── Stored data

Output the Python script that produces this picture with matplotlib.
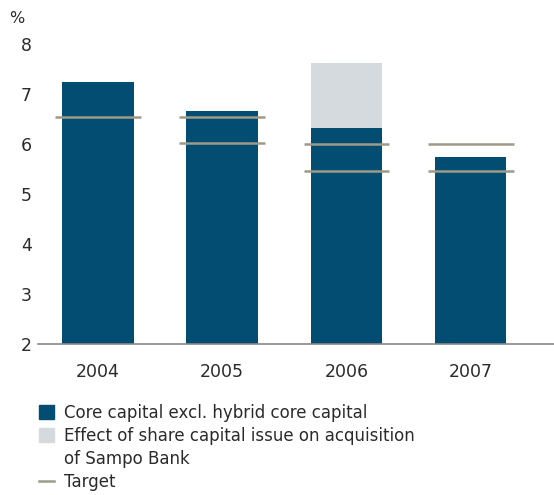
import matplotlib.pyplot as plt
from matplotlib.patches import Patch
from matplotlib.lines import Line2D

years = ['2004', '2005', '2006', '2007']
core = [7.24, 6.66, 6.32, 5.74]
share_issue = [0, 0, 1.30, 0]
targets = [[6.55], [6.55, 6.02], [6.0, 5.47], [6.0, 5.47]]

dark = '#034d73'
light = '#d4dadd'
tcol = '#9d9b88'
txt = '#2b2b2b'

plt.rcParams['font.family'] = ['DejaVu Sans']

fig = plt.figure(figsize=(5.54, 4.95), dpi=100)
ax = fig.add_axes([0.068, 0.305, 0.932, 0.606])

x = list(range(len(years)))
ax.bar(x, core, width=0.575, color=dark, zorder=2)
ax.bar(x, share_issue, width=0.575, bottom=core, color=light, zorder=2)
for i, tl in enumerate(targets):
    for t in tl:
        ax.hlines(t, i - 0.345, i + 0.345, color=tcol, lw=1.8, zorder=3)

ax.set_xlim(-0.485, 3.67)
ax.set_ylim(2, 8)
ax.set_yticks(range(2, 9))
ax.set_xticks(x)
ax.set_xticklabels(years)
for s in ['top', 'right', 'left']:
    ax.spines[s].set_visible(False)
ax.spines['bottom'].set_color('#888888')
ax.spines['bottom'].set_linewidth(1.2)
ax.tick_params(axis='both', length=0, labelsize=12.5, colors=txt)
ax.tick_params(axis='x', pad=14)
ax.tick_params(axis='y', pad=4)
fig.text(0.016, 0.963, '%', fontsize=11.5, color=txt, va='center', ha='left')

# legend; the wrapped label gets its own row with an empty handle
handles = [Patch(color=dark), Patch(color=light), Patch(color='none'),
           Line2D([], [], color=tcol, lw=1.8)]
labels = ['Core capital excl. hybrid core capital',
          'Effect of share capital issue on acquisition',
          'of Sampo Bank',
          'Target']
fig.legend(handles, labels, loc='upper left', bbox_to_anchor=(0.071, 0.184),
           frameon=False, fontsize=12, labelcolor=txt, handlelength=0.9,
           handleheight=0.9, handletextpad=0.55, labelspacing=0.3,
           borderpad=0, borderaxespad=0)

fig.savefig('out.png', dpi=100)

────

▶ _Exercise description_
Print, exactly as written, the lines above from the first one to the one containing "ax = fig.add_axes([0.068, 0.305, 0.932, 0.606])". Leave out pictures.

▶ _Full solution_
Output the Python script that produces this picture with matplotlib.
import matplotlib.pyplot as plt
from matplotlib.patches import Patch
from matplotlib.lines import Line2D

years = ['2004', '2005', '2006', '2007']
core = [7.24, 6.66, 6.32, 5.74]
share_issue = [0, 0, 1.30, 0]
targets = [[6.55], [6.55, 6.02], [6.0, 5.47], [6.0, 5.47]]

dark = '#034d73'
light = '#d4dadd'
tcol = '#9d9b88'
txt = '#2b2b2b'

plt.rcParams['font.family'] = ['DejaVu Sans']

fig = plt.figure(figsize=(5.54, 4.95), dpi=100)
ax = fig.add_axes([0.068, 0.305, 0.932, 0.606])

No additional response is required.